━━━ GIVEN MATERIAL ━━━

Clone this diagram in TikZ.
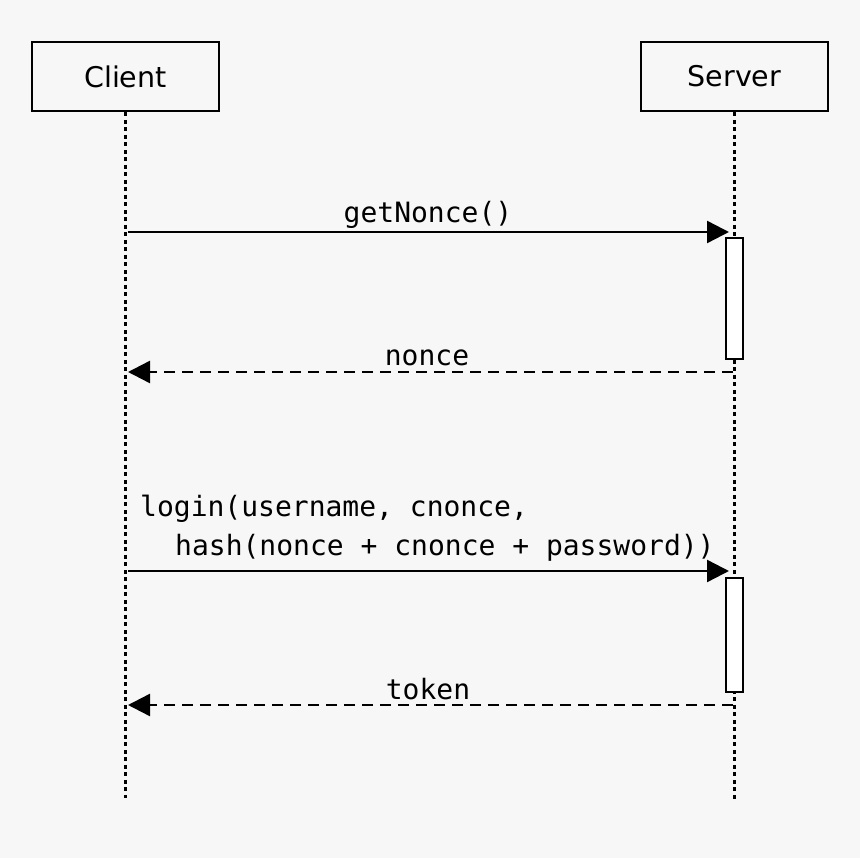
\documentclass[tikz,border=0pt]{standalone}
\usepackage{fontspec}
\setmainfont{DejaVu Sans}
\newfontfamily\monofnt{DejaVu Sans Mono}
\usetikzlibrary{arrows.meta}
\definecolor{bgc}{HTML}{F7F7F7}
\begin{document}
\begin{tikzpicture}[x=1pt,y=-1pt,
  actor/.style={draw=black,line width=2.6pt,fill=bgc,minimum width=187pt,minimum height=69pt,inner sep=0pt,font=\fontsize{28.5}{34}\selectfont},
  lifeline/.style={draw=black,line width=2.4pt,dash pattern=on 4pt off 3.5pt},
  activation/.style={draw=black,line width=2.4pt,fill=white,minimum width=17pt,inner sep=0pt},
  callmsg/.style={draw=black,line width=2.4pt,-{Triangle[length=22pt,width=22pt]}},
  retmsg/.style={draw=black,line width=2.4pt,dash pattern=on 11pt off 7pt,-{Triangle[length=22pt,width=22pt]}},
  msglabel/.style={font=\monofnt\fontsize{28}{37}\selectfont,inner sep=0pt,anchor=base}
]
\fill[bgc] (0,0) rectangle (860,858);
\useasboundingbox (0,0) rectangle (860,858);

\node[actor] (client) at (125.5,76.5) {Client};
\node[actor] (server) at (734.5,76.5) {Server};

\coordinate (cend) at (126,798);
\coordinate (send) at (733,800);
\draw[lifeline] (client.south) -- (client.south |- cend);
\draw[lifeline] (server.south) -- (server.south |- send);

% activations
\node[activation,minimum height=121pt] (act1) at (734.5,298.5) {};
\node[activation,minimum height=114pt] (act2) at (734.5,635) {};

% message 1
\coordinate (c1) at (128,232);
\coordinate (s1) at (729,232);
\draw[callmsg] (c1) -- (s1);
\node[msglabel] (l1) at (428,223) {getNonce()};

% return 1
\coordinate (s2) at (733,372);
\coordinate (c2) at (128,372);
\draw[retmsg] (s2) -- (c2);
\node[msglabel] (l2) at (427,366) {nonce};

% message 2
\coordinate (c3) at (128,571);
\coordinate (s3) at (729,571);
\draw[callmsg] (c3) -- (s3);
\node[msglabel,anchor=base west] (l3a) at (140,517) {login(username, cnonce,};
\node[msglabel,anchor=base west] (l3b) at (175,555) {hash(nonce + cnonce + password))};

% return 2
\coordinate (s4) at (733,705);
\coordinate (c4) at (128,705);
\draw[retmsg] (s4) -- (c4);
\node[msglabel] (l4) at (428,699) {token};
\end{tikzpicture}
\end{document}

━━━

| TASK TO CARRY OUT |
Return nothing but the lines running from the start of the data to the line with "(l2) at (427,366)", please, both ends included and no pictures.

| SOLUTION TO THIS TASK |
Clone this diagram in TikZ.
\documentclass[tikz,border=0pt]{standalone}
\usepackage{fontspec}
\setmainfont{DejaVu Sans}
\newfontfamily\monofnt{DejaVu Sans Mono}
\usetikzlibrary{arrows.meta}
\definecolor{bgc}{HTML}{F7F7F7}
\begin{document}
\begin{tikzpicture}[x=1pt,y=-1pt,
  actor/.style={draw=black,line width=2.6pt,fill=bgc,minimum width=187pt,minimum height=69pt,inner sep=0pt,font=\fontsize{28.5}{34}\selectfont},
  lifeline/.style={draw=black,line width=2.4pt,dash pattern=on 4pt off 3.5pt},
  activation/.style={draw=black,line width=2.4pt,fill=white,minimum width=17pt,inner sep=0pt},
  callmsg/.style={draw=black,line width=2.4pt,-{Triangle[length=22pt,width=22pt]}},
  retmsg/.style={draw=black,line width=2.4pt,dash pattern=on 11pt off 7pt,-{Triangle[length=22pt,width=22pt]}},
  msglabel/.style={font=\monofnt\fontsize{28}{37}\selectfont,inner sep=0pt,anchor=base}
]
\fill[bgc] (0,0) rectangle (860,858);
\useasboundingbox (0,0) rectangle (860,858);

\node[actor] (client) at (125.5,76.5) {Client};
\node[actor] (server) at (734.5,76.5) {Server};

\coordinate (cend) at (126,798);
\coordinate (send) at (733,800);
\draw[lifeline] (client.south) -- (client.south |- cend);
\draw[lifeline] (server.south) -- (server.south |- send);

% activations
\node[activation,minimum height=121pt] (act1) at (734.5,298.5) {};
\node[activation,minimum height=114pt] (act2) at (734.5,635) {};

% message 1
\coordinate (c1) at (128,232);
\coordinate (s1) at (729,232);
\draw[callmsg] (c1) -- (s1);
\node[msglabel] (l1) at (428,223) {getNonce()};

% return 1
\coordinate (s2) at (733,372);
\coordinate (c2) at (128,372);
\draw[retmsg] (s2) -- (c2);
\node[msglabel] (l2) at (427,366) {nonce};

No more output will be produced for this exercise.